# Electric Hand Planers



## jrepp44 (Jan 6, 2010)

I have several 2"x12"x12" pieces of lumber that I need to remove about 1/8 to 1/4" of depth from. Would an electric hand planer be cabable of evenly removing this material? I know a bench top planer would handle this, just trying to save some money if possible.
Thanks,
Jim


----------



## Itsdanf (Jan 29, 2009)

jrepp44 said:


> I have several 2"x12"x12" pieces of lumber that I need to remove about 1/8 to 1/4" of depth from. Would an electric hand planer be cabable of evenly removing this material? I know a bench top planer would handle this, just trying to save some money if possible.
> Thanks,
> Jim


I used a borrowed electric hand planer when I needed to trim down the top of a rafter in an attic that was bowed up a bit where I was putting down plywood flooring. It worked great, but I wasn't concerned about looks. 

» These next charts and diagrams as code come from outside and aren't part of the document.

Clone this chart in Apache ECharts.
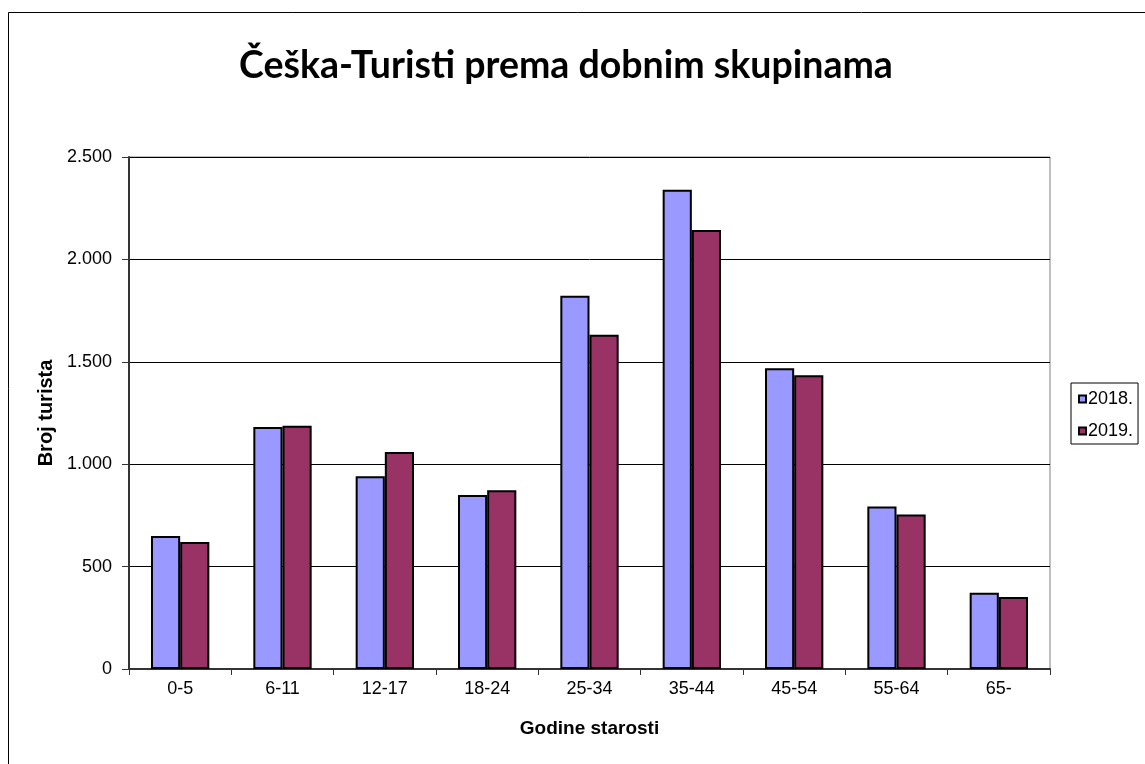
<!DOCTYPE html>
<html>
<head>
<meta charset="utf-8">
<script src="https://cdn.jsdelivr.net/npm/echarts@6/dist/echarts.min.js"></script>
<style>
  html, body { margin: 0; padding: 0; background: #fff; }
  #main { width: 1145px; height: 764px; }
</style>
</head>
<body>
<div id="main"></div>
<script>
// dobne skupine
var categories = ['0-5', '6-11', '12-17', '18-24', '25-34', '35-44', '45-54', '55-64', '65-']
var years = ['2018.', '2019.']
var values2018 = [649, 1182, 941, 850, 1822, 2340, 1468, 793, 372]
var values2019 = [620, 1188, 1060, 873, 1632, 2143, 1434, 754, 351]
var yTicks = [0, 500, 1000, 1500, 2000, 2500]

var chart = echarts.init(document.getElementById('main'))

// 2500 -> 2.500
function fmt(v) {
  return String(v).replace(/\B(?=(\d{3})+(?!\d))/g, '.')
}

var option = {
  animation: false,
  backgroundColor: '#fff',
  title: {
    text: 'Češka-Turisti prema dobnim skupinama',
    left: 561,
    textAlign: 'center',
    top: 42,
    textStyle: {
      fontFamily: 'Lato',
      fontWeight: 'bold',
      fontSize: 37.5,
      color: '#000'
    }
  },
  legend: {
    orient: 'vertical',
    left: 1071,
    top: 383,
    data: years,
    itemWidth: 7,
    itemHeight: 7,
    itemGap: 12,
    padding: [6, 5, 3, 7],
    borderColor: '#000',
    borderWidth: 1,
    backgroundColor: '#fff',
    icon: 'rect',
    textStyle: { fontFamily: 'Liberation Sans', fontSize: 18, lineHeight: 20, color: '#000', padding: [0, 0, 0, -3] }
  },
  grid: {
    left: 129,
    right: 95,
    top: 157,
    bottom: 95,
    show: true,
    borderColor: '#808080',
    borderWidth: 1
  },
  xAxis: {
    type: 'category',
    data: categories,
    name: 'Godine starosti',
    nameLocation: 'middle',
    nameGap: 50,
    nameTextStyle: { fontFamily: 'Liberation Sans', fontWeight: 'bold', fontSize: 19, color: '#000' },
    axisLine: { lineStyle: { color: '#333', width: 2 } },
    axisTick: { show: true, length: 6, lineStyle: { color: '#333' } },
    axisLabel: { fontFamily: 'Liberation Sans', fontSize: 18, color: '#000', margin: 11 }
  },
  yAxis: {
    type: 'value',
    min: yTicks[0],
    max: yTicks[yTicks.length - 1],
    interval: yTicks[1] - yTicks[0],
    name: 'Broj turista',
    nameLocation: 'middle',
    nameGap: 70,
    nameTextStyle: { fontFamily: 'Liberation Sans', fontWeight: 'bold', fontSize: 20, color: '#000' },
    axisLine: { show: true, lineStyle: { color: '#333', width: 2 } },
    axisTick: { show: true, length: 7, lineStyle: { color: '#333' } },
    axisLabel: { fontFamily: 'Liberation Sans', fontSize: 18, color: '#000', margin: 17, formatter: fmt },
    splitLine: { lineStyle: { color: '#000', width: 1 } }
  },
  series: [{
    name: years[0],
    type: 'bar',
    data: values2018,
    barGap: '0%',
    barCategoryGap: '43%',
    itemStyle: { color: '#9999FF', borderColor: '#000', borderWidth: 2 }
  }, {
    name: years[1],
    type: 'bar',
    data: values2019,
    itemStyle: { color: '#993366', borderColor: '#000', borderWidth: 2 }
  }],
  graphic: [{
    type: 'rect',
    left: 6,
    top: 10,
    shape: { width: 1140, height: 760 },
    style: { fill: 'none', stroke: '#000', lineWidth: 1 },
    silent: true
  }]
}

chart.setOption(option)
</script>
</body>
</html>
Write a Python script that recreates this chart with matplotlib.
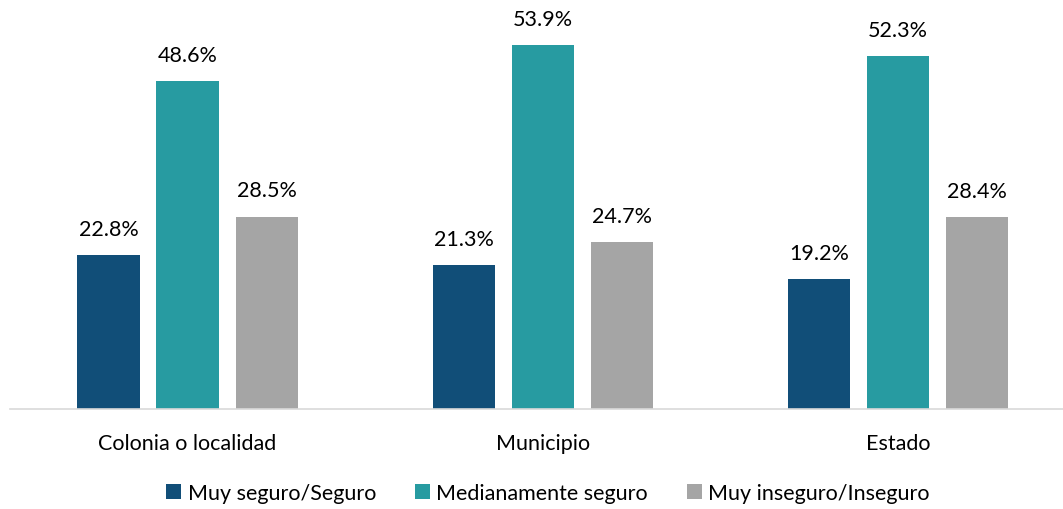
import matplotlib.pyplot as plt
import numpy as np

plt.rcParams['font.family'] = ['Lato', 'DejaVu Sans']

categories = ["Colonia o localidad", "Municipio", "Estado"]
series_names = ["Muy seguro/Seguro", "Medianamente seguro", "Muy inseguro/Inseguro"]
muy_seguro = [22.8, 21.3, 19.2]
medianamente = [48.6, 53.9, 52.3]
inseguro = [28.5, 24.7, 28.4]
colors = ["#114E78", "#279BA1", "#A5A5A5"]

fig = plt.figure(figsize=(10.63, 5.10), dpi=100)
ax = fig.add_axes([10 / 1063, 100 / 510, 1053 / 1063, 405 / 510])

x = np.arange(len(categories))
width = 0.175
step = 0.2225
for i, (vals, name) in enumerate(zip([muy_seguro, medianamente, inseguro], series_names)):
    pos = x + (i - 1) * step
    bars = ax.bar(pos, vals, width=width, color=colors[i], label=name)
    for b, v in zip(bars, vals):
        ax.text(b.get_x() + b.get_width() / 2, v + 2.4, f"{v:.1f}%",
                ha='center', va='bottom', fontsize=15.5, color='#000000')

ax.set_xlim(-0.5, 2.465)
ax.set_ylim(0, 60)
ax.set_yticks([])
ax.set_xticks(x)
ax.set_xticklabels(categories, fontsize=15.5)
ax.tick_params(axis='x', length=0, pad=17)
for s in ['top', 'right', 'left']:
    ax.spines[s].set_visible(False)
ax.spines['bottom'].set_color('#D9D9D9')
ax.spines['bottom'].set_linewidth(1.2)

fig.legend(loc='center', bbox_to_anchor=(548 / 1063, 16 / 510), ncol=3, frameon=False,
           fontsize=15.5, handlelength=0.7, handleheight=0.7, handletextpad=0.3,
           columnspacing=1.8)

fig.savefig("out.png", dpi=100)
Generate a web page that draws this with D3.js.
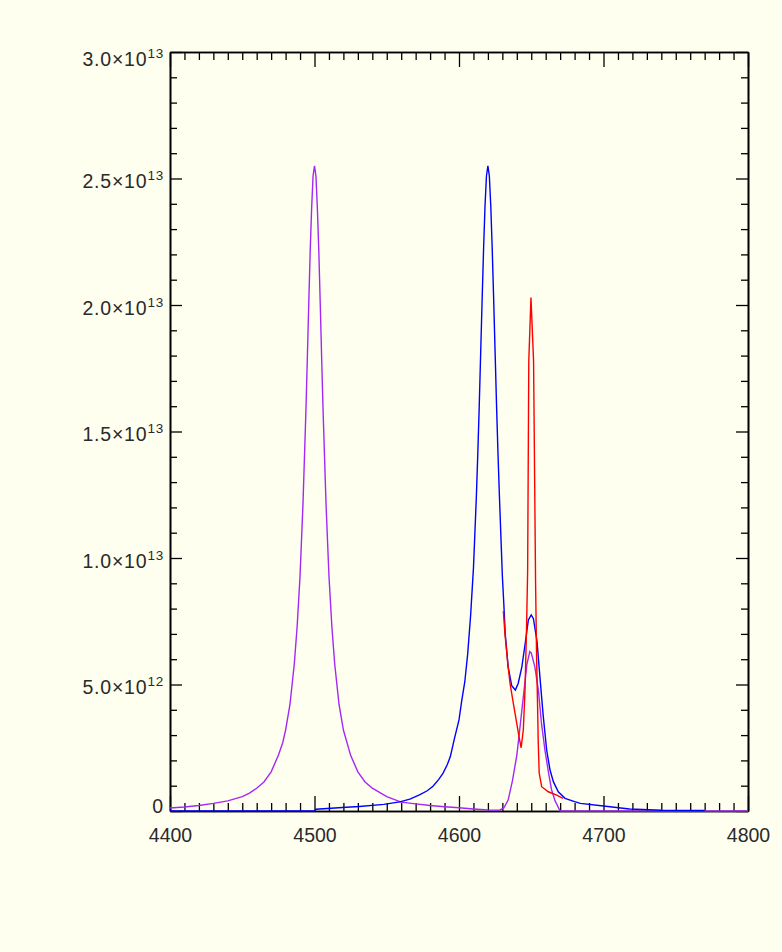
<!DOCTYPE html>
<html lang="en">
<head>
<meta charset="UTF-8">
<title>Spectra</title>
<style>
    html, body { margin: 0; padding: 0; background: #fffff0; }
    #chart { display: block; }
    .axis text { font-family: "Liberation Sans", Arial, sans-serif; font-size: 19.5px; fill: #2a2a2a; }
    .ylab text { letter-spacing: 0.8px; }
    .axis path, .axis line { stroke: #000; }
</style>
</head>
<body>
<svg id="chart"></svg>
<script src="https://cdn.jsdelivr.net/npm/d3@7"></script>
<script>
// values in units of 1e12
var purpleX = [4400, 4410, 4420, 4430, 4440, 4450, 4455, 4460, 4465, 4470, 4475, 4478, 4480, 4483, 4486, 4488, 4490, 4492, 4494, 4495, 4496, 4497, 4498, 4499, 4500,
    4501, 4502, 4503, 4504, 4505, 4506, 4508, 4510, 4512, 4514, 4517, 4520, 4525, 4530, 4535, 4540, 4550, 4560, 4570, 4580, 4590, 4600, 4610, 4620, 4628,
    4631, 4634, 4637, 4640, 4642, 4644.5, 4647, 4649, 4650, 4652.5, 4655, 4657, 4659.5, 4662, 4664, 4666.5, 4670, 4800];
var purpleY = [0.12, 0.16, 0.22, 0.3, 0.4, 0.57, 0.71, 0.9, 1.15, 1.55, 2.2, 2.7, 3.2, 4.2, 5.8, 7.3, 9.3, 12.1, 15.7, 17.8, 20.0, 22.1, 23.8, 25.1, 25.5,
    25.1, 23.8, 22.1, 20.0, 17.8, 15.7, 12.1, 9.3, 7.3, 5.8, 4.2, 3.2, 2.2, 1.55, 1.15, 0.9, 0.57, 0.35, 0.28, 0.22, 0.17, 0.13, 0.08, 0.04, 0.03,
    0.12, 0.43, 1.2, 2.2, 3.2, 4.5, 5.8, 6.3, 6.25, 5.7, 4.75, 3.5, 2.4, 1.5, 0.85, 0.4, 0, 0];

var blueX = [4400, 4500, 4501, 4522, 4531, 4548, 4559, 4566, 4573, 4578, 4582, 4586, 4589, 4592, 4594, 4597, 4600, 4602, 4604, 4606, 4608, 4610,
    4612, 4613, 4614, 4615, 4616, 4617, 4618, 4619, 4620, 4621, 4622, 4623, 4624, 4625, 4626, 4627, 4628, 4630, 4631, 4632, 4634, 4636.5, 4639,
    4641, 4643.5, 4646, 4648, 4650, 4651.5, 4654, 4656, 4658.3, 4660.7, 4663, 4665.3, 4668.7, 4673.4, 4680, 4684, 4700, 4718, 4740, 4770];
var blueY = [0, 0, 0.07, 0.15, 0.18, 0.26, 0.36, 0.47, 0.65, 0.8, 0.98, 1.25, 1.5, 1.85, 2.15, 2.9, 3.6, 4.4, 5.1, 6.2, 7.7, 9.6,
    12.4, 14.1, 16.0, 18.1, 20.2, 22.2, 23.9, 25.1, 25.5, 25.1, 23.9, 22.2, 20.2, 18.1, 16.0, 14.1, 12.4, 9.3, 8.2, 7.0, 5.7, 4.95, 4.78,
    5.05, 5.7, 6.7, 7.55, 7.75, 7.6, 6.7, 5.3, 3.75, 2.4, 1.62, 1.16, 0.76, 0.5, 0.37, 0.3, 0.2, 0.08, 0.03, 0.02];

var redX = [4630.7, 4631.8, 4634, 4635.3, 4637.6, 4640, 4641.5, 4643, 4644.5, 4645.7, 4646.8, 4647.5, 4648.3, 4649.8, 4651.6, 4653, 4653.7,
    4654.4, 4654.8, 4655.5, 4657.2, 4661.8, 4667.6, 4672];
var redY = [7.9, 7.0, 5.7, 5.05, 4.25, 3.45, 2.95, 2.5, 3.2, 4.8, 7.4, 9.5, 17.8, 20.3, 17.8, 9.0, 6.1,
    4.1, 2.8, 1.5, 0.96, 0.76, 0.63, 0.5];

var xMajor = [4400, 4500, 4600, 4700, 4800];
var yMajor = [0, 5, 10, 15, 20, 25, 30];
var yLabels = [["0", ""], ["5.0\u00d710", "12"], ["1.0\u00d710", "13"], ["1.5\u00d710", "13"], ["2.0\u00d710", "13"], ["2.5\u00d710", "13"], ["3.0\u00d710", "13"]];

(function () {
    var width = 782, height = 952;
    var left = 170, right = 748, top = 52, bottom = 811;

    var svg = d3.select("#chart").attr("width", width).attr("height", height);
    svg.append("rect").attr("width", width).attr("height", height).attr("fill", "#fffff0");

    var x = d3.scaleLinear().domain([4400, 4800]).range([left, right]);
    var y = d3.scaleLinear().domain([0, 30]).range([bottom, top]);

    var xMinor = d3.range(4400, 4801, 10).filter(function (v) { return v % 100 !== 0; });
    var yMinor = d3.range(0, 30.01, 1).filter(function (v) { return v % 5 !== 0; });

    function style(g, w) {
        g.selectAll("path").attr("stroke-width", 1.6);
        g.selectAll("line").attr("stroke-width", w);
    }

    // minor ticks
    svg.append("g").attr("class", "axis").attr("transform", "translate(0," + bottom + ")")
        .call(d3.axisBottom(x).tickValues(xMinor).tickSize(-8).tickSizeOuter(0).tickFormat(""))
        .call(style, 1.3);
    svg.append("g").attr("class", "axis").attr("transform", "translate(0," + top + ")")
        .call(d3.axisTop(x).tickValues(xMinor).tickSize(-8).tickSizeOuter(0).tickFormat(""))
        .call(style, 1.3);
    svg.append("g").attr("class", "axis").attr("transform", "translate(" + left + ",0)")
        .call(d3.axisLeft(y).tickValues(yMinor).tickSize(-7).tickSizeOuter(0).tickFormat(""))
        .call(style, 1.3);
    svg.append("g").attr("class", "axis").attr("transform", "translate(" + right + ",0)")
        .call(d3.axisRight(y).tickValues(yMinor).tickSize(-7).tickSizeOuter(0).tickFormat(""))
        .call(style, 1.3);

    // major ticks
    svg.append("g").attr("class", "axis").attr("transform", "translate(0," + bottom + ")")
        .call(d3.axisBottom(x).tickValues(xMajor).tickSize(-15).tickSizeOuter(0).tickPadding(17).tickFormat(d3.format("d")))
        .call(style, 1.3);
    svg.append("g").attr("class", "axis").attr("transform", "translate(0," + top + ")")
        .call(d3.axisTop(x).tickValues(xMajor).tickSize(-15).tickSizeOuter(0).tickFormat(""))
        .call(style, 1.3);
    var yAxis = svg.append("g").attr("class", "axis ylab").attr("transform", "translate(" + left + ",0)")
        .call(d3.axisLeft(y).tickValues(yMajor).tickSize(-12).tickSizeOuter(0).tickPadding(6).tickFormat(""))
        .call(style, 1.3);
    svg.append("g").attr("class", "axis").attr("transform", "translate(" + right + ",0)")
        .call(d3.axisRight(y).tickValues(yMajor).tickSize(-12).tickSizeOuter(0).tickFormat(""))
        .call(style, 1.3);

    yAxis.selectAll(".tick text").each(function (d, i) {
        var t = d3.select(this).attr("dy", null);
        var lab = yLabels[i];
        t.text(lab[0]);
        if (lab[1]) {
            t.attr("y", d === 30 ? 13 : 9);
            t.append("tspan").attr("dy", -8).attr("font-size", "13.5px").text(lab[1]);
        } else {
            t.attr("y", 1);
        }
    });

    var line = d3.line()
        .x(function (d) { return x(d[0]); })
        .y(function (d) { return y(d[1]); });

    var series = [
        { xs: purpleX, ys: purpleY, color: "#a428f5" },
        { xs: blueX, ys: blueY, color: "#0000ff" },
        { xs: redX, ys: redY, color: "#ff0000" }
    ];

    series.forEach(function (s) {
        svg.append("path")
            .datum(d3.zip(s.xs, s.ys))
            .attr("d", line)
            .attr("fill", "none")
            .attr("stroke", s.color)
            .attr("stroke-width", 1.4);
    });
})();
</script>
</body>
</html>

If you're trying to achieve a "finished" look, it might be more challenging with a hand planer. Also, if you're trimming down the full length of several boards, it might seem a bit tedious after a while. I didn't find it easy to maintain consistency over a long run. Particularly if your boards aren't installed yet, I'd consider going for the bench top planer, or maybe ripping with a table saw (if your fence is accurately aligned).


----------



## 47_47 (Sep 11, 2007)

Jim,

Unless you are very proficient, you will not get good results with an electric hand planer on this wide of piece. Even with a surface planer, with this short of a piece, I'd be concerned about snipe. Can you surface plane down a longer board, say 28"+ and recut to the finished length?

Mike


----------